Available data:
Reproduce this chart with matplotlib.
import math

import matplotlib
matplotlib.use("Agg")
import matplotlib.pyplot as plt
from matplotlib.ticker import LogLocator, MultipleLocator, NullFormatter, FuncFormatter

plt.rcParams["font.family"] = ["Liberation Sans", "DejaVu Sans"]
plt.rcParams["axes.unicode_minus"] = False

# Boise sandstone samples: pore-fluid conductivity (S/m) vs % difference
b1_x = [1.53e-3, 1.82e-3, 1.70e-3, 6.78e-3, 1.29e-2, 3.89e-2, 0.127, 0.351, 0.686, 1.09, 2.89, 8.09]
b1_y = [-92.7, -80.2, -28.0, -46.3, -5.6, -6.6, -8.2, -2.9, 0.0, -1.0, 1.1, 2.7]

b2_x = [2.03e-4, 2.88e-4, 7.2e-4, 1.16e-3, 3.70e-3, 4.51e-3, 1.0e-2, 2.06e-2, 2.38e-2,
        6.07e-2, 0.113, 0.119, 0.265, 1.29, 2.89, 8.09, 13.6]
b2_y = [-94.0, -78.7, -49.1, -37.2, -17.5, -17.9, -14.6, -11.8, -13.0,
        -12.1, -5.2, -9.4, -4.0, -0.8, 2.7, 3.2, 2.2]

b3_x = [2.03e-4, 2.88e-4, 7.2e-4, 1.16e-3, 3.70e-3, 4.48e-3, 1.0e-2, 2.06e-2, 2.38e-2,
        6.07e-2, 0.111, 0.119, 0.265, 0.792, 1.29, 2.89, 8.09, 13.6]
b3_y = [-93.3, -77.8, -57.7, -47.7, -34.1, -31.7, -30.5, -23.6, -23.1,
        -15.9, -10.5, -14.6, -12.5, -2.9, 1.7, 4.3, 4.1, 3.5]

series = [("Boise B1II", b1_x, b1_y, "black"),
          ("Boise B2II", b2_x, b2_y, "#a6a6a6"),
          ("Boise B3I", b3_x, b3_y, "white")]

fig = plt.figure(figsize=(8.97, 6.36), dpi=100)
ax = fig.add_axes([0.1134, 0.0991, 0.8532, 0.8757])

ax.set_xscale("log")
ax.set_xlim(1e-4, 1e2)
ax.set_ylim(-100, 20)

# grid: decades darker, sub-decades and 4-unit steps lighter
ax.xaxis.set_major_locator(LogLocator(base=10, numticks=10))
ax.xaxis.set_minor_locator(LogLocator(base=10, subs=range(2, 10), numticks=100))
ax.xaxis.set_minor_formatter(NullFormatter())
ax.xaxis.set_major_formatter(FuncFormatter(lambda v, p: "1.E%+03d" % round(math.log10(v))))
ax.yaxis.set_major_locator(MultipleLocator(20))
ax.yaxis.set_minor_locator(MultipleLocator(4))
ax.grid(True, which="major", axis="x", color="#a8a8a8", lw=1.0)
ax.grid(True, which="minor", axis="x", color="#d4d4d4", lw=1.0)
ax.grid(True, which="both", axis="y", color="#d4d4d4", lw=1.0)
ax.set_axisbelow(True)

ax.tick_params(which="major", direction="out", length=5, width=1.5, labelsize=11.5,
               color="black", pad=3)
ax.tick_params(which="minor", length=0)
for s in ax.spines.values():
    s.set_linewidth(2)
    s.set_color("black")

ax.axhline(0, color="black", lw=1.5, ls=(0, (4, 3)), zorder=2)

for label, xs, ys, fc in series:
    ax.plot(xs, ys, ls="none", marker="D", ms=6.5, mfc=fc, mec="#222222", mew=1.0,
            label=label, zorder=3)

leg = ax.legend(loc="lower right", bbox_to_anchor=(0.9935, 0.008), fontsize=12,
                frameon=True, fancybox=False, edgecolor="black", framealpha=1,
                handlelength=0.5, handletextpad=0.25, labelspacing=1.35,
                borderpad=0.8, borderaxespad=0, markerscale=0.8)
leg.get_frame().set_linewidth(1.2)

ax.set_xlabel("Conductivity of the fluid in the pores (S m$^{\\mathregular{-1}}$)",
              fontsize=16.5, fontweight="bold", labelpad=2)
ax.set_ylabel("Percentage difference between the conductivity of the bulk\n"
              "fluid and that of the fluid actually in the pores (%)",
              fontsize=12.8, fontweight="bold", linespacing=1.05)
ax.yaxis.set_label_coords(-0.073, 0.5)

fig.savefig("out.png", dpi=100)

* * *

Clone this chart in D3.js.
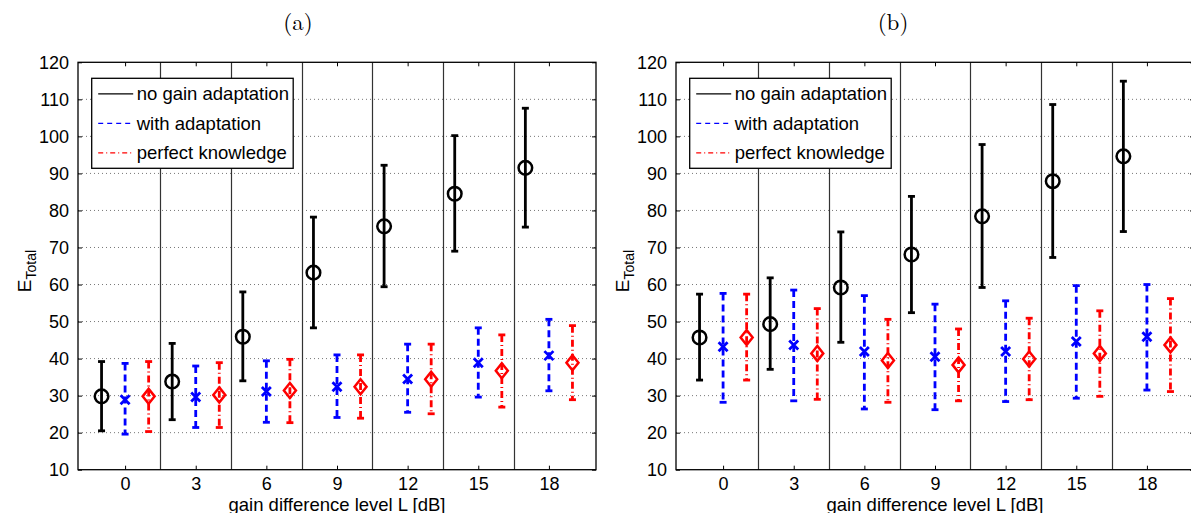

What to do:
Retype only what lies between the line bearing "Reproduce this chart with matplotlib." and the line bearing "ax.set_ylim(-100, 20)", keeping both of those lines.

Result of the exercise:
Reproduce this chart with matplotlib.
import math

import matplotlib
matplotlib.use("Agg")
import matplotlib.pyplot as plt
from matplotlib.ticker import LogLocator, MultipleLocator, NullFormatter, FuncFormatter

plt.rcParams["font.family"] = ["Liberation Sans", "DejaVu Sans"]
plt.rcParams["axes.unicode_minus"] = False

# Boise sandstone samples: pore-fluid conductivity (S/m) vs % difference
b1_x = [1.53e-3, 1.82e-3, 1.70e-3, 6.78e-3, 1.29e-2, 3.89e-2, 0.127, 0.351, 0.686, 1.09, 2.89, 8.09]
b1_y = [-92.7, -80.2, -28.0, -46.3, -5.6, -6.6, -8.2, -2.9, 0.0, -1.0, 1.1, 2.7]

b2_x = [2.03e-4, 2.88e-4, 7.2e-4, 1.16e-3, 3.70e-3, 4.51e-3, 1.0e-2, 2.06e-2, 2.38e-2,
        6.07e-2, 0.113, 0.119, 0.265, 1.29, 2.89, 8.09, 13.6]
b2_y = [-94.0, -78.7, -49.1, -37.2, -17.5, -17.9, -14.6, -11.8, -13.0,
        -12.1, -5.2, -9.4, -4.0, -0.8, 2.7, 3.2, 2.2]

b3_x = [2.03e-4, 2.88e-4, 7.2e-4, 1.16e-3, 3.70e-3, 4.48e-3, 1.0e-2, 2.06e-2, 2.38e-2,
        6.07e-2, 0.111, 0.119, 0.265, 0.792, 1.29, 2.89, 8.09, 13.6]
b3_y = [-93.3, -77.8, -57.7, -47.7, -34.1, -31.7, -30.5, -23.6, -23.1,
        -15.9, -10.5, -14.6, -12.5, -2.9, 1.7, 4.3, 4.1, 3.5]

series = [("Boise B1II", b1_x, b1_y, "black"),
          ("Boise B2II", b2_x, b2_y, "#a6a6a6"),
          ("Boise B3I", b3_x, b3_y, "white")]

fig = plt.figure(figsize=(8.97, 6.36), dpi=100)
ax = fig.add_axes([0.1134, 0.0991, 0.8532, 0.8757])

ax.set_xscale("log")
ax.set_xlim(1e-4, 1e2)
ax.set_ylim(-100, 20)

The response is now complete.